Kigali, 1994. De hel breekt los in Rwanda. Het lijkt een chaos, gewelddadig en moordzuchtig, maar deze hel is zorgvuldig georkestreerd door een corrupt regime. Ontwikkelingssamenwerker David Hohl draait de deur achter zich op slot en sluipt de tuin in om zich achter de reservegenerator te verstoppen, waar zijn collega's hem niet zullen vinden.
Hij neemt het besluit in een fractie van een seconde. Hij wil hier blijven, in plaats van een laffe aftocht te blazen en het oorlogsgebied per evacuatievlucht te verlaten. Missie gefaald; laat ze maar verrotten. Hij wenst niet gered te worden, en hij wil bovendien in de buurt blijven van zijn lief Agathe, dochter van een lokale ambtenaar. Maar hij was oprecht verbaasd om te zien dat zelfs zijn leidinggevende een paar goede, duurzame laarzen had klaarstaan voor het geval dat ze plotseling moesten vluchten - was hij dan de enige die geloofde in hun werk?
Nu, na zijn eerste dag alleen, beseft hij de omvang van zijn misstap. Agathe is spoorloos, en de komende honderd dagen zal zijn lot in de handen liggen van de moordende, plunderende rebellen die Hohl in leven houden door hem voedsel en bescherming te bieden.

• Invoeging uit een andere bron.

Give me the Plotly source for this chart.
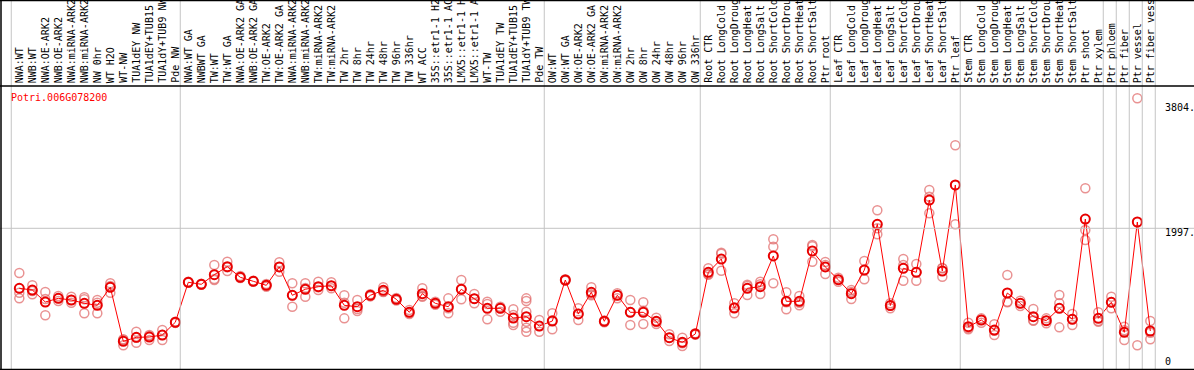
import plotly.graph_objects as go

title_text = "Potri.006G078200"

labels = [
    "NWA:WT", "NWB:WT", "NWA:OE-ARK2", "NWB:OE-ARK2", "NWA:miRNA-ARK2", "NWB:miRNA-ARK2",
    "NW 0hr", "WT H2O", "WT-NW", "TUA1dEY NW", "TUA1dEY+TUB15", "TUA1dY+TUB9 NW", "Pde NW",
    "NWA:WT GA", "NWBWT GA", "TW:WT", "TW:WT GA", "NWA:OE-ARK2 GA", "NWB:OE-ARK2 GA",
    "TW:OE-ARK2", "TW:OE-ARK2 GA", "NWA:miRNA-ARK2", "NWB:miRNA-ARK2", "TW:miRNA-ARK2",
    "TW:miRNA-ARK2", "TW 2hr", "TW 8hr", "TW 24hr", "TW 48hr", "TW 96hr", "TW 336hr",
    "WT ACC", "35S::etr1-1 H2", "35S::etr1-1 AC", "LMX5::etr1-1 H", "LMX5::etr1-1 A",
    "WT-TW", "TUA1dEY TW", "TUA1dEY+TUB15", "TUA1dY+TUB9 TW", "Pde TW",
    "OW:WT", "OW:WT GA", "OW:OE-ARK2", "OW:OE-ARK2 GA", "OW:miRNA-ARK2", "OW:miRNA-ARK2",
    "OW 2hr", "OW 8hr", "OW 24hr", "OW 48hr", "OW 96hr", "OW 336hr",
    "Root CTR", "Root LongCold", "Root LongDroug", "Root LongHeat", "Root LongSalt",
    "Root ShortCold", "Root ShortDrou", "Root ShortHeat", "Root ShortSalt", "Ptr root",
    "Leaf CTR", "Leaf LongCold", "Leaf LongDroug", "Leaf LongHeat", "Leaf LongSalt",
    "Leaf ShortCold", "Leaf ShortDrou", "Leaf ShortHeat", "Leaf ShortSalt", "Ptr leaf",
    "Stem CTR", "Stem LongCold", "Stem LongDroug", "Stem LongHeat", "Stem LongSalt",
    "Stem ShortCold", "Stem ShortDrou", "Stem ShortHeat", "Stem ShortSalt", "Ptr shoot",
    "Ptr xylem", "Ptr phloem", "Ptr fiber", "Ptr vessel", "Ptr fiber vess",
]

mean_vals = [
    1130, 1105, 932, 985, 961, 913, 884, 1144, 364, 422, 426, 455, 639,
    1217, 1188, 1327, 1442, 1289, 1231, 1173, 1438, 1029, 1116, 1153, 1168, 884, 864,
    1029, 1101, 971, 783, 1052, 913, 864, 1116, 980, 841, 841, 701, 720, 585, 657,
    1250, 759, 1072, 653, 1029, 783, 783, 653, 416, 350, 470,
    1361, 1553, 845, 1130, 1153, 1597, 942, 942, 1669, 1438,
    1254, 1052, 1394, 2055, 881, 1419, 1361, 2406, 1380, 2623,
    575, 672, 527, 1062, 913, 720, 662, 841, 682, 2131, 696,
    928, 494, 2088, 513,
]

rep_vals = [
    [1351, 1066, 985], [1173, 1091, 1043], [1077, 975, 740], [1019, 985, 946],
    [1009, 961, 922], [1000, 971, 769], [961, 922, 769], [1202, 1163, 1066],
    [393, 383, 306], [503, 416, 344], [455, 441, 383], [527, 455, 383], [630, 639, 648],
    [1210, 1217, 1224], [1180, 1188, 1196], [1467, 1264, 1250], [1514, 1433, 1380],
    [1308, 1289, 1279], [1225, 1231, 1240], [1192, 1173, 1153], [1506, 1438, 1370],
    [1202, 1029, 864], [1202, 1134, 1009], [1225, 1144, 1105], [1217, 1163, 1130],
    [1029, 922, 696], [961, 831, 802], [1045, 1029, 1013], [1144, 1081, 1077],
    [990, 971, 952], [816, 783, 759], [1130, 1019, 1009], [935, 913, 893],
    [985, 841, 769], [1250, 1124, 971], [1048, 980, 913], [936, 903, 682],
    [864, 841, 792], [827, 744, 633, 600], [985, 946, 792, 647, 561, 503],
    [672, 585, 503], [769, 668, 538],
    [1240, 1250, 1260], [841, 763, 672], [1144, 1043, 1029], [640, 653, 666],
    [1058, 1029, 985], [961, 788, 600], [928, 806, 614], [705, 643, 614],
    [465, 416, 368], [416, 335, 296], [480, 470, 460],
    [1419, 1337, 1327], [1644, 1630, 1384], [913, 855, 769], [1182, 1163, 1033],
    [1225, 1188, 1048], [1838, 1731, 1202], [1072, 928, 827], [1019, 922, 884],
    [1756, 1737, 1514], [1510, 1467, 1337],
    [1283, 1254, 1225], [1105, 1077, 975], [1524, 1399, 1260], [2257, 1997, 1910],
    [913, 879, 841], [1553, 1467, 1240], [1481, 1366, 1240], [2550, 2454, 2214],
    [1423, 1419, 1298], [3196, 2618, 2055],
    [633, 556, 538], [696, 672, 633], [610, 517, 455], [1322, 936, 928],
    [951, 913, 874], [831, 668, 662], [696, 662, 624], [1033, 913, 566],
    [759, 686, 600], [2575, 1972, 1828], [783, 657, 647],
    [1009, 932, 841], [575, 523, 383], [3875, 306], [657, 488, 393],
]

group_starts = [0, 13, 41, 53, 63, 73, 84, 85, 86, 87, 88]
ytick_vals = [0, 1997, 3804]
ytick_text = ["0", "1997.", "3804."]
grid_vals = [1997]

W, H = 1194, 370
FONT = "DejaVu Sans Mono"

def py(p):
    return (H - p) / H

x_idx = list(range(len(labels)))
rx, ry = [], []
for i, reps in enumerate(rep_vals):
    for v in reps:
        rx.append(i)
        ry.append(v)

fig = go.Figure()
fig.add_trace(go.Scatter(
    x=rx, y=ry, mode="markers",
    marker=dict(symbol="circle-open", size=9, color="rgba(225,110,110,0.75)", line=dict(width=1.5)),
    hoverinfo="skip", showlegend=False,
))
fig.add_trace(go.Scatter(
    x=x_idx, y=mean_vals, mode="lines+markers",
    line=dict(color="#ff0000", width=1),
    marker=dict(symbol="circle-open", size=9, color="#e80000", line=dict(width=2)),
    showlegend=False,
))

shapes = []
for g in group_starts:
    shapes.append(dict(type="line", xref="x", yref="paper", x0=g - 0.62, x1=g - 0.62,
                       y0=py(369), y1=1, line=dict(color="#c4c4c4", width=1)))
for gv in grid_vals:
    shapes.append(dict(type="line", xref="paper", yref="y", x0=0, x1=1, y0=gv, y1=gv,
                       line=dict(color="#c4c4c4", width=1)))
# frame lines
shapes.append(dict(type="line", xref="paper", yref="paper", x0=1 / W, x1=1 / W, y0=py(369.5), y1=1,
                   line=dict(color="black", width=1.5)))
for p in [0.5, 86, 369.5]:
    shapes.append(dict(type="line", xref="paper", yref="paper", x0=0, x1=1, y0=py(p), y1=py(p),
                       line=dict(color="black", width=1.5)))

annotations = []
for i, lab in enumerate(labels):
    annotations.append(dict(x=i, xref="x", y=py(84), yref="paper", text=lab, showarrow=False,
                            textangle=-90, xanchor="center", yanchor="bottom",
                            font=dict(family=FONT, size=10, color="black"), borderpad=0))
for v, t in zip(ytick_vals, ytick_text):
    annotations.append(dict(x=1163 / W, xref="paper", y=v, yref="y", text=t, showarrow=False,
                            xanchor="left", yanchor="middle", yshift=(5 if v == 0 else -4),
                            font=dict(family=FONT, size=10, color="black")))
annotations.append(dict(x=9 / W, xref="paper", y=py(97), yref="paper", text=title_text,
                        showarrow=False, xanchor="left", yanchor="middle",
                        font=dict(family=FONT, size=10, color="#ff0000")))

fig.update_layout(
    width=W, height=H, margin=dict(l=0, r=0, t=0, b=0),
    paper_bgcolor="white", plot_bgcolor="white",
    xaxis=dict(range=[-1.485, 90.36], domain=[0, 1], showgrid=False, zeroline=False,
               showticklabels=False, ticks="", showline=False, fixedrange=True),
    yaxis=dict(range=[-36, 4053], domain=[py(369), py(86)], showgrid=False, zeroline=False,
               showticklabels=False, ticks="", showline=False, fixedrange=True),
    shapes=shapes, annotations=annotations,
)

fig.write_html(
    "out.html",
    config={"displayModeBar": False},
    post_script="document.body.style.margin='0';document.body.style.overflow='hidden';",
)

Honderd dagen toont ons op ongekend realistische wijze een verwoest en beeldschoon land, en de worstelingen van een goedbedoelende man die onder dreigt te gaan aan een overvloed van idealen en zich plotseling medeplichtig ziet aan een humanitaire catastrofe. Een nietsontziend portret van een continent dat op eigen benen tracht te staan, maar afhankelijk wordt gehouden door corrupte leiders enerzijds en welvarende, welwillende westerse landen anderzijds. Beklemmend en in precieze, observerende taal roept Lukas Bärfuss het beste van de literaire werelden van Dave Eggers en J.M. Coetzee op.